In February 1960, Manne told an interviewer of his need to establish a permanent place for L.A. jazz musicians to play.  He also offered a credo: “I believe that the person who runs a jazz club should like the music just as much as the musicians.”  Ironically, Shelly’s Manne-Hole opened on the site of a club he had worked a couple of years earlier, only to be stiffed by the owner.
It formally opened in November 1960 and quickly became the center of L.A. jazz. Musicians were kings at Shelly’s; for once, their every need was provided.  Weeknights local players like Paul Horn, Dexter Gordon and Curtis Amy led their groups, while Shelly Manne and His Men were weekend fixtures.  Price was one of the house vocalists, along with Helen Humes, Irene Kral and blues singer Big Miller.  In its first year of operation, Manne lost $8,000.
By the end of 1963, the Manne-Hole was booking national names, beginning with the John Coltrane Quartet.  At the same time, space was made for worthy local groups, like the experimental big band led by bassist Ralph Peňa.  Price must surely have taken note of the accommodation that Manne made to deserving local players.  Her Bakery bookings would include piano duets between Horace Tapscott and Nate Morgan, nights devoted to the music of Russ Freeman or Jimmy Rowles, showcases for tap dance companies, or a panel-and-concert book party for Gene Lees’ biography of Woody Herman, Leader of the Band.
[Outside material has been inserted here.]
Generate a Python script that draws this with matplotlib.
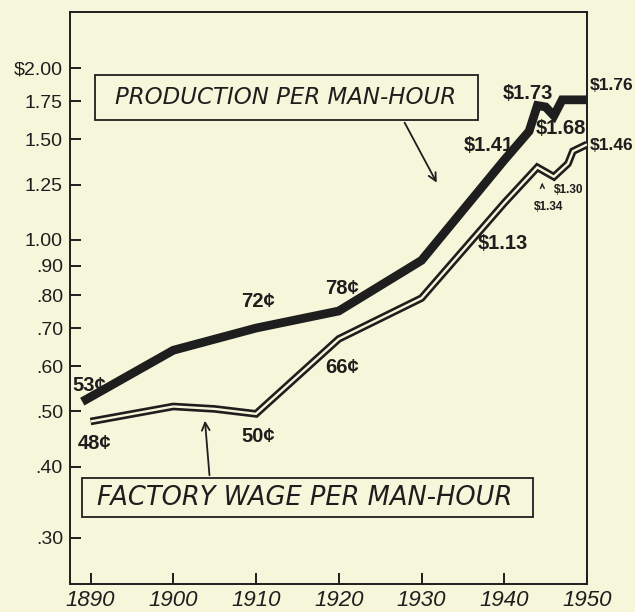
import matplotlib
matplotlib.use("Agg")
import matplotlib.pyplot as plt
from matplotlib.patches import Rectangle
from matplotlib.ticker import NullLocator

# --- data ---
prod_years = [1889, 1900, 1910, 1920, 1930, 1940, 1943, 1944, 1945, 1946, 1947, 1950]
prod_values = [0.52, 0.64, 0.70, 0.75, 0.92, 1.38, 1.55, 1.72, 1.71, 1.65, 1.76, 1.76]

wage_years = [1890, 1900, 1905, 1910, 1920, 1930, 1940, 1944, 1946, 1947.7, 1948.3, 1950]
wage_values = [0.48, 0.51, 0.505, 0.495, 0.67, 0.79, 1.16, 1.34, 1.29, 1.36, 1.43, 1.47]

x_ticks = [1890, 1900, 1910, 1920, 1930, 1940, 1950]
y_ticks = [2.00, 1.75, 1.50, 1.25, 1.00, 0.90, 0.80, 0.70, 0.60, 0.50, 0.40, 0.30]
y_tick_labels = ["$2.00", "1.75", "1.50", "1.25", "1.00", ".90", ".80", ".70",
                 ".60", ".50", ".40", ".30"]

# value labels: (text, year, value)
value_labels = [
    ("53¢", 1889.9, 0.556), ("48¢", 1890.5, 0.440),
    ("72¢", 1910.2, 0.778), ("50¢", 1910.3, 0.451),
    ("78¢", 1920.4, 0.820), ("66¢", 1920.4, 0.598),
    ("$1.13", 1939.8, 0.987), ("$1.41", 1938.1, 1.466),
    ("$1.73", 1942.9, 1.807), ("$1.68", 1946.8, 1.570),
]
edge_labels = [("$1.76", 1950.3, 1.867), ("$1.46", 1950.3, 1.466)]
small_labels = [("$1.30", 1947.8, 1.222), ("$1.34", 1945.4, 1.141)]

BG = "#F6F6DA"
INK = "#1E1E1E"
FONT = ["Liberation Sans", "DejaVu Sans"]
HAND = ["DejaVu Sans"]

fig = plt.figure(figsize=(6.35, 6.12), dpi=100, facecolor=BG)
ax = fig.add_axes([0.110, 0.0458, 0.8144, 0.9342])
ax.set_facecolor(BG)

ax.set_yscale("log")
ax.set_xlim(1887.5, 1950)
ax.set_ylim(0.249, 2.507)

# production: heavy black line
ax.plot(prod_years, prod_values, color=INK, lw=6.3,
        solid_capstyle="butt", solid_joinstyle="miter", zorder=3)
# wage: double line (black with a thin light core)
ax.plot(wage_years, wage_values, color=INK, lw=5.5,
        solid_capstyle="butt", solid_joinstyle="miter", zorder=3)
ax.plot(wage_years, wage_values, color=BG, lw=1.7,
        solid_capstyle="butt", solid_joinstyle="miter", zorder=4)

# axes styling
for s in ax.spines.values():
    s.set_color(INK)
    s.set_linewidth(1.4)
ax.yaxis.set_minor_locator(NullLocator())
ax.set_yticks(y_ticks)
ax.set_yticklabels(y_tick_labels, family=FONT, fontsize=14, color=INK)
ax.set_xticks(x_ticks)
ax.set_xticklabels([str(y) for y in x_ticks], family=FONT, fontsize=16,
                   style="italic", color=INK)
ax.tick_params(axis="y", direction="in", length=8, width=1.4, pad=5, colors=INK)
ax.tick_params(axis="x", direction="in", length=8, width=1.4, pad=4, colors=INK)

for txt, x, y in value_labels:
    ax.text(x, y, txt, ha="center", va="center", family=FONT, fontsize=14.5,
            fontweight="bold", color=INK, clip_on=False, zorder=5)
for txt, x, y in edge_labels:
    ax.text(x, y, txt, ha="left", va="center", family=FONT, fontsize=12.5,
            fontweight="bold", color=INK, clip_on=False, zorder=5)
for txt, x, y in small_labels:
    ax.text(x, y, txt, ha="center", va="center", family=FONT, fontsize=8.5,
            fontweight="bold", color=INK, clip_on=False, zorder=5)

# label boxes
ax.add_patch(Rectangle((0.048, 0.811), 0.741, 0.079, transform=ax.transAxes,
                       fill=False, ec=INK, lw=1.3, zorder=5))
ax.text(0.418, 0.851, "PRODUCTION PER MAN-HOUR", transform=ax.transAxes,
        ha="center", va="center", family=HAND, fontsize=16.5, style="italic",
        color=INK, zorder=6)
ax.add_patch(Rectangle((0.023, 0.117), 0.873, 0.068, transform=ax.transAxes,
                       fill=False, ec=INK, lw=1.3, zorder=5))
ax.text(0.455, 0.151, "FACTORY WAGE PER MAN-HOUR", transform=ax.transAxes,
        ha="center", va="center", family=HAND, fontsize=18.5, style="italic",
        color=INK, zorder=6)

# pointer arrows
arrow = dict(arrowstyle="->", color=INK, lw=1.3, mutation_scale=14)
ax.annotate("", xy=(1932.0, 1.247), xytext=(1927.8, 1.621), arrowprops=arrow)
ax.annotate("", xy=(1903.8, 0.487), xytext=(1904.4, 0.382), arrowprops=arrow)
ax.annotate("", xy=(1944.6, 1.272), xytext=(1944.6, 1.232),
            arrowprops=dict(arrowstyle="->", color=INK, lw=1.0, mutation_scale=7))

fig.savefig("out.png", dpi=100, facecolor=BG)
     When the Bakery lost its permanent home in 2011, it was a shock, but Price continued presenting the music in choice venues under her “Moveable Feast” banner.  Culver City gave her a free plot of land for the new Bakery site; the Annenberg Foundation gave her a generous grant; and architect Frank Gehry is designing a new building. 
     Now the California Jazz Foundation is honoring Ruth Price in a music event that the Bakery’s audience can participate in.